Commonwealth Bank’s coaching and feedback programs are associated with measurable increases in its employee net promoter score and a sharp rise in people actively seeking and sharing feedback, signalling both a stronger culture and more effective performance conversations. Canva, meanwhile, explicitly frames its people strategy around helping every individual and team achieve peak performance and happiness at work, embedding wellbeing within core business objectives rather than positioning it as a peripheral benefit.

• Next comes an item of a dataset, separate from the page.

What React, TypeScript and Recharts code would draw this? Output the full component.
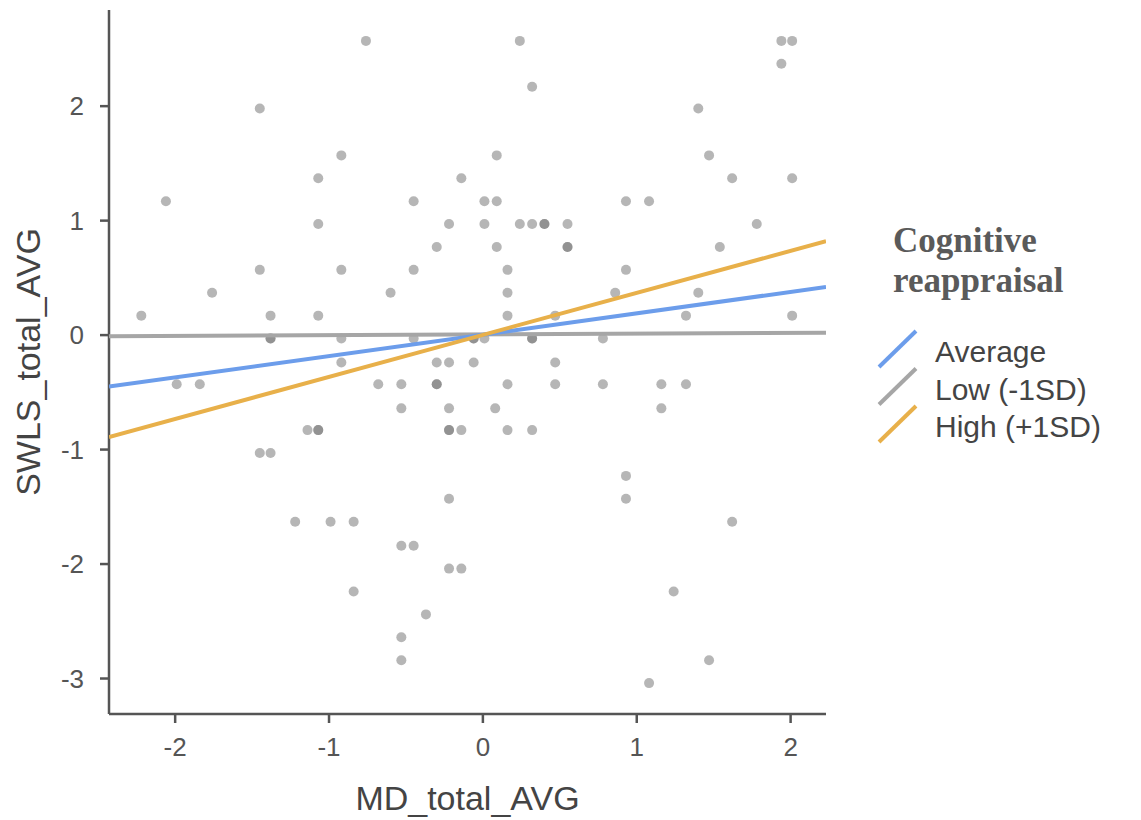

They embed care into work design
The lesson from these companies is not to “run more well-being events”, but to redesign work so people can stay well over time. Atlassian’s flexibility model and dedicated mental health initiatives show how psychological safety, autonomy and modern flexibility can be woven into daily practice instead of offered as occasional extras.
Canva’s approach centres on regular pulse checks, seasonal wellbeing education and leadership training that equips managers to recognise stress early and respond with practical support, boundary‑setting and resource adjustments. At CBA, investment in coaching, feedback and leadership capability means well-being is reinforced in one‑on‑ones, goal‑setting and team routines – the exact moments where stress, overload and burnout typically surface. As CBA’s Chief Mental Health Officer, Dr Laura Kirby, puts it, “Every day is R U OK? Day,” underscoring the bank’s belief that psychological safety must be part of everyday leadership, not an annual campaign. Embedded care is consistent and sustainable across all three organisations.
They offer a repeatable framework others can adapt
What transforms these examples into a genuine roadmap is the transferability of their underlying principles: flexible work built on trust, substantive mental health support, strong leadership capability, ongoing measurement and a culture of genuine care. The opportunity for other employers is not to copy Atlassian or Canva feature‑by‑feature, but to ask sharper questions: How do we give our people meaningful choice? How do we develop leaders who can hold both performance and care? How do we normalise feedback and coaching as everyday behaviour?
By adopting these foundations, organisations can design a wellbeing strategy suited to their size, sector and risk profile, while still aiming for the same outcomes: improved mental health, higher engagement and more resilient performance. That is why these corporate leaders serve as such a powerful roadmap heading into 2026. The real question for Australian businesses is no longer whether to invest in strategic wellbeing – but whether they can afford not to.